What remains today are some grim facts:
- Search is perceived by many information technology professionals as a problem. Enterprise search implementations are often doomed from the git go because few want to hook their careers to projects which have for decades failed to keep users happy and been unable to provide useful results without constant infusions of money, computing cycles, and whiz kids.
- Open source solutions are available, and they are pretty good. Large companies have the time, staff, resources, and incentive to get away from the proprietary solutions which limit what the licensee can do with the system.
- Search is an inclusion in the most advanced systems. Consider Recorded Future, Diffeo, or any other cyber centric, next generation system. System is available, but these systems solve specific problems. Search is sort of an apple pie, mother, and love type solution. These generalizations are tough to apply in a business like manner in organizations struggling to pay their bills. Most organizations just use what’s available? Even AutoCAD includes a search function. Oracle, bless its proprietary heart, provides a database licensee with a good enough solution. For those wanting a more robust solution, the Secure Enterprise Search system is available without charge. Yikes.
In my own experience, the sins of the earliest enterprise search vendors like Fulcrum Technologies and Verity have bulldozed a highway built on quicksand. Today’s vendors talk about search in terms of buzzwords like these:
- Customer support. The idea is a variation of ClearForest’s pitch that one can find answers to customer issues by indexing text.
- Big Data. I am confident that when I look for information in a Big Data set, I want to use search as a secondary tool. Enterprise search vendors offer analytic routines as add ons or as spin on counting terms which have been extracted.
- Taxonomy. I love this concept. A company needs to index its content. Nothing improves search, which has not been improved too much in the last 50 years, like machine indexing. Just don’t pin down the vendor on the amount of human intervention that is required to keep the automated system on track.
- Natural language processing, semantics, and artificial intelligence. The idea is that a search system with smart software can figur4e out what a human generated document means and make it available to a user easily or, in some cases, BEFORE the user knows she needs access to the information in that document.
There are three problems which vendors and their customers have to wrestle into submission.
First, vendor and customer have to agree on exactly what the information access system is supposed to do. In my experience, this is an important step which is usually given modest, if any, attention. The reason is that instead of narrowing the focus to a specific problem, the problem gets defined in ever widening circles of functionality. The result is cost overruns and disaffected users.
Second, the vendors’ marketing argues that certain functions and benefits are a consequence of installing their software. The flaw is that marketing is easy; implementing a search system which the customer can afford to maintain is very hard. Add to this disconnect the characteristic of some vendors to sell software which is half baked, or, in some cases, not even completed. A certain vendor was kicked off a government procurement list for getting caught with software that did not work.

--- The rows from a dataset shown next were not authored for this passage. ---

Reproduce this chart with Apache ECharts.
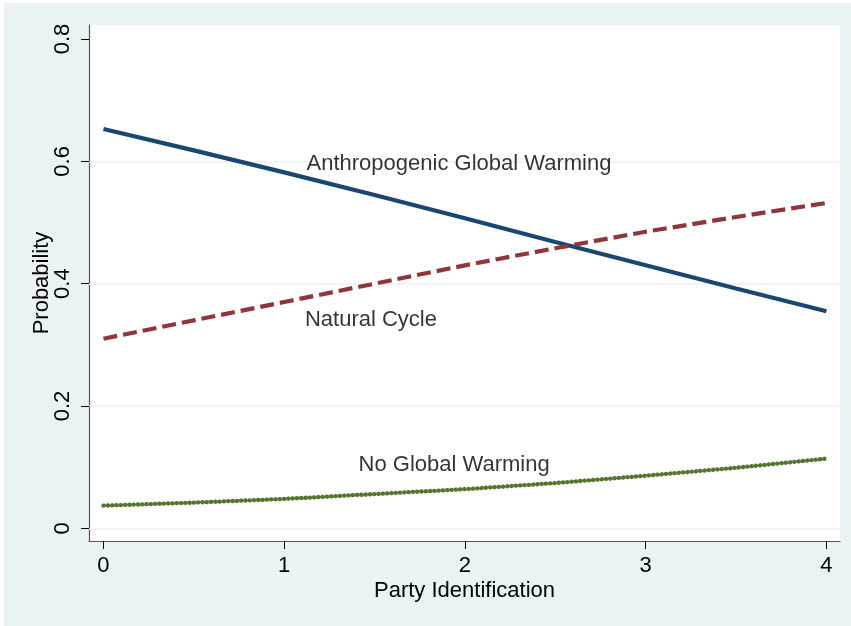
<!DOCTYPE html>
<html>
<head>
<meta charset="utf-8">
<script src="https://cdn.jsdelivr.net/npm/echarts@6/dist/echarts.min.js"></script>
<style>
  html, body { margin: 0; padding: 0; background: #ffffff; }
  #chart { position: absolute; left: 4px; top: 3px; width: 847px; height: 623px; background: #eaf2f3; }
</style>
</head>
<body>
<div id="chart"></div>
<script>
// Party identification values (x)
const partyId = [0, 0.5, 1, 1.5, 2, 2.5, 3, 3.5, 4];
// Predicted probabilities
const anthropogenic = [0.653, 0.618, 0.582, 0.545, 0.507, 0.468, 0.430, 0.392, 0.355];
const naturalCycle  = [0.310, 0.340, 0.370, 0.400, 0.430, 0.458, 0.485, 0.509, 0.532];
const noWarming     = [0.037, 0.042, 0.048, 0.056, 0.064, 0.074, 0.086, 0.099, 0.114];

// Tick labels / gridlines
const xTicks = [0, 1, 2, 3, 4];
const yTicks = [0, 0.2, 0.4, 0.6, 0.8];
const gridValues = [0, 0.2, 0.4, 0.6];

// In-plot text annotations (data coordinates)
const annoText = ['Anthropogenic Global Warming', 'Natural Cycle', 'No Global Warming'];
const annoX = [1.967, 1.48, 1.94];
const annoY = [0.596, 0.341, 0.1035];

const pairs = (xs, ys) => xs.map((x, i) => [x, ys[i]]);
const FONT = 'Liberation Sans, Arial, Helvetica, sans-serif';
const FS = 22;

const chart = echarts.init(document.getElementById('chart'), null, { renderer: 'canvas' });
chart.setOption({
  backgroundColor: '#eaf2f3',
  animation: false,
  textStyle: { fontFamily: FONT },
  grid: {
    left: 85, top: 22, right: 11, bottom: 85,
    show: true, backgroundColor: '#ffffff', borderWidth: 0
  },
  xAxis: {
    type: 'value',
    min: -0.08, max: 4.075,
    name: 'Party Identification',
    nameLocation: 'middle',
    nameGap: 39,
    nameMoveOverlap: false,
    nameTextStyle: { color: '#000', fontSize: FS, fontFamily: FONT },
    axisLine: { show: true, onZero: false, lineStyle: { color: '#555', width: 1.2 } },
    axisTick: { show: true, length: 8, customValues: xTicks, lineStyle: { color: '#000', width: 1 } },
    axisLabel: { customValues: xTicks, color: '#000', fontSize: FS, margin: 14, fontFamily: FONT },
    splitLine: { show: false }
  },
  yAxis: {
    type: 'value',
    min: -0.0208, max: 0.823,
    name: 'Probability',
    nameLocation: 'middle',
    nameGap: 36,
    nameMoveOverlap: false,
    nameTextStyle: { color: '#000', fontSize: FS, fontFamily: FONT },
    axisLine: { show: true, onZero: false, lineStyle: { color: '#555', width: 1.2 } },
    axisTick: { show: true, length: 8, customValues: yTicks, lineStyle: { color: '#000', width: 1 } },
    axisLabel: {
      customValues: yTicks, color: '#000', fontSize: FS, rotate: 90, margin: 15, fontFamily: FONT,
      formatter: v => (v === 0 ? '0' : String(v))
    },
    splitLine: { show: false }
  },
  series: [
    {
      type: 'line',
      z: 1,
      silent: true,
      data: [],
      markLine: {
        z: 1,
        silent: true, symbol: 'none',
        label: { show: false },
        lineStyle: { color: '#eaf2f3', width: 1.6, type: 'solid' },
        data: gridValues.map(v => ({ yAxis: v }))
      }
    },
    {
      name: 'Anthropogenic Global Warming',
      type: 'line', z: 3, showSymbol: false,
      data: pairs(partyId, anthropogenic),
      lineStyle: { color: '#1a476f', width: 4.2 }
    },
    {
      name: 'Natural Cycle',
      type: 'line', z: 3, showSymbol: false,
      data: pairs(partyId, naturalCycle),
      lineStyle: { color: '#90353b', width: 4.2, type: [14, 6] }
    },
    {
      name: 'No Global Warming',
      type: 'line', z: 3, showSymbol: false,
      data: pairs(partyId, noWarming),
      lineStyle: { color: '#55752f', width: 4.3, type: [0.3, 4], cap: 'round' }
    },
    {
      type: 'scatter',
      z: 4,
      symbolSize: 0,
      silent: true,
      data: annoText.map((t, i) => ({ value: [annoX[i], annoY[i]], name: t })),
      label: {
        show: true, position: 'inside', formatter: p => p.name,
        color: '#000', fontSize: FS, fontFamily: FONT,
        textBorderWidth: 0, textBorderColor: 'transparent'
      }
    }
  ]
});
</script>
</body>
</html>
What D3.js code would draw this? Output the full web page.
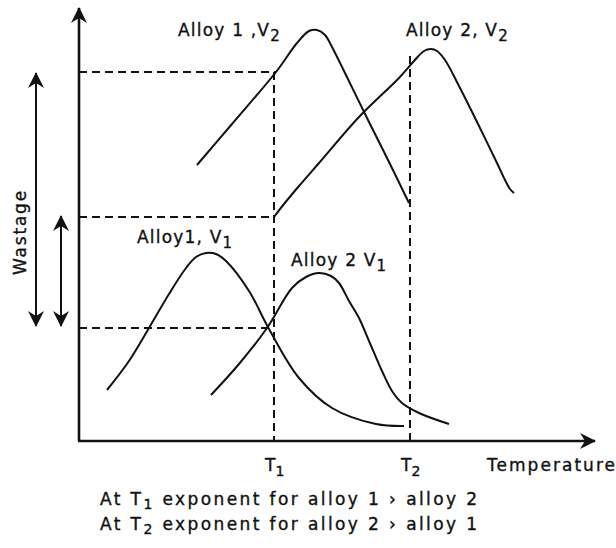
<!DOCTYPE html>
<html><head><meta charset="utf-8">
<script src="https://cdn.jsdelivr.net/npm/d3@7"></script>
<style>body{margin:0;background:#fff}svg{display:block}text{font-family:"DejaVu Sans",sans-serif;fill:#111;stroke:#111;stroke-width:0.35px;white-space:pre}</style>
</head><body><svg id="c" width="616" height="548"></svg>
<script>
// Schematic data (arbitrary units: temperature, wastage)
const alloy1V2 = [[118,276],[153,317],[197,369],[218,398],[230,410],[238,411],[246,406],[253,394],[265,370],[290,319],[310,279],[330,238]];
const alloy2V2 = [[195,224],[205,237],[220,255],[240,278],[280,324],[320,363],[335,380],[345,390],[352,392],[358,390],[366,381],[380,355],[400,315],[418,278],[426,261],[431,252],[435,248]];
const alloy1V1 = [[28,51],[50,80],[70,113],[90,147],[107,173],[117,184],[127,188],[137,187],[147,180],[170,150],[190,112],[220,63],[253,33],[297,17],[325,15]];
const alloy2V1 = [[132,46],[160,77],[188,113],[213,153],[227,164],[240,168],[252,165],[260,158],[270,140],[280,123],[290,100],[303,70],[313,50],[323,38],[340,28],[370,17]];
const levels = [369, 224, 113];          // dashed wastage levels
const levelEnds = [197, 195, 188];       // where each level meets its curve
const temps = [195, 331];                // T1, T2
const tempTops = [369, 385];
const tempLabels = ["1", "2"];
const labels = [
  {name:"Alloy 1 ,V", sub:"2", x:99, y:405},
  {name:"Alloy 2, V", sub:"2", x:327, y:405},
  {name:"Alloy1, V", sub:"1", x:58, y:198},
  {name:"Alloy 2 V", sub:"1", x:212, y:175}
];
const notes = [["At T","1"," exponent for alloy 1 › alloy 2"],["At T","2"," exponent for alloy 2 › alloy 1"]];

const svg = d3.select("#c");
const x = d3.scaleLinear().domain([0,510]).range([79,589]);
const y = d3.scaleLinear().domain([0,430]).range([441,11]);
const line = d3.line().x(d=>x(d[0])).y(d=>y(d[1])).curve(d3.curveCatmullRom.alpha(0.5));

const defs = svg.append("defs");
function head(id, orient){
  defs.append("marker").attr("id",id).attr("viewBox","0 0 16 16").attr("refX",15).attr("refY",8)
    .attr("markerWidth",16).attr("markerHeight",16).attr("markerUnits","userSpaceOnUse").attr("orient",orient)
    .append("path").attr("d","M0,0 L16,8 L0,16 L5,8 Z").attr("fill","#111");
}
head("ah","auto"); head("ahs","auto-start-reverse");

// axes
svg.append("line").attr("x1",x(0)).attr("y1",y(0)).attr("x2",x(0)).attr("y2",y(433))
  .attr("stroke","#111").attr("stroke-width",2.6).attr("marker-end","url(#ah)");
svg.append("line").attr("x1",x(0)-1).attr("y1",y(0)).attr("x2",x(516)).attr("y2",y(0))
  .attr("stroke","#111").attr("stroke-width",2.6).attr("marker-end","url(#ah)");

// dashed guides
const dash = "8,5";
levels.forEach((l,i)=>{
  svg.append("line").attr("x1",x(0)).attr("x2",x(levelEnds[i])).attr("y1",y(l)).attr("y2",y(l))
    .attr("stroke","#111").attr("stroke-width",2).attr("stroke-dasharray",dash);
});
temps.forEach((t,i)=>{
  svg.append("line").attr("x1",x(t)).attr("x2",x(t)).attr("y1",y(tempTops[i])).attr("y2",y(0))
    .attr("stroke","#111").attr("stroke-width",2).attr("stroke-dasharray",dash);
  const tx = svg.append("text").attr("x",x(t)-9).attr("y",471).attr("font-size",17).text("T");
  tx.append("tspan").attr("dy",5).attr("font-size",14).text(tempLabels[i]);
});
svg.append("text").attr("x",487).attr("y",471).attr("font-size",17).attr("textLength",128).text("Temperature");

// curves
[alloy1V2, alloy2V2, alloy1V1, alloy2V1].forEach(c=>{
  svg.append("path").attr("d",line(c)).attr("fill","none").attr("stroke","#111").attr("stroke-width",2);
});

// curve labels
labels.forEach(l=>{
  const t = svg.append("text").attr("x",x(l.x)).attr("y",y(l.y)).attr("font-size",17).attr("letter-spacing",1.2).text(l.name);
  t.append("tspan").attr("dy",5).attr("font-size",15).text(l.sub);
});

// wastage arrows
svg.append("line").attr("x1",36).attr("x2",36).attr("y1",326).attr("y2",73)
  .attr("stroke","#111").attr("stroke-width",2).attr("marker-end","url(#ah)").attr("marker-start","url(#ahs)");
svg.append("line").attr("x1",61).attr("x2",61).attr("y1",326).attr("y2",216)
  .attr("stroke","#111").attr("stroke-width",2).attr("marker-end","url(#ah)").attr("marker-start","url(#ahs)");
svg.append("text").attr("transform","translate(26,232) rotate(-90)").attr("text-anchor","middle")
  .attr("font-size",17).attr("letter-spacing",1.8).text("Wastage");

// footnote
notes.forEach((n,i)=>{
  const t = svg.append("text").attr("x",100).attr("y",505+i*25).attr("font-size",17).attr("letter-spacing",2.4);
  t.append("tspan").text(n[0]);
  t.append("tspan").attr("dy",4).attr("font-size",14).text(n[1]);
  t.append("tspan").attr("dy",-4).text(n[2]);
});
</script></body></html>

Third, the customers know that finding information is important. Most enterprise search vendors cannot provide access to the type of content which is growing rapidly and gaining importance with each passing day. I am talking about indexing audio, video, social media generated by employees and contractors, and digital images. The focus has been for a half century on text. That does not work particularly well if one does not select a solution from a handful of vendors with solutions that actually work. Need I repeat Blossom, Elastic, and Maxxcat?
What about today’s flagship vendors? If one embraces the analysis of the mid tier consulting firms, the solutions are ones that are proprietary and have some profile and money due to the ministrations of addled venture capital players looking for the next Google.
There are solutions. Until the LinkedIn pool of job hunters and consultants comes to grip with software that works in a reliable manner, it is unlikely that the enterprise search discussion on LinkedIn will rise above thinly veiled marketing.
Search, gentle reader, is important. There are solutions which work. The problem is that in today’s go go world, those with a veneer of knowledge and expertise are guided by individuals who may be failed webmasters, unemployed journalists, English majors, and self appointed experts.
I have no solution to the crisis in enterprise search. Google muffed the bunny. Microsoft has its Powerset and Fast Search technologies. IBM offers Watson.
Maybe these solutions will work for you. They won’t work for me. Search experts, crisis time. My vantage point is from rural Kentucky. The experts in Manhattan and San Francisco have a much better view. What they see, however, is quite different from what I observe. Just make search bigger. The problems will just fade away, right? Grass is easy to grow in scorched earth, correct?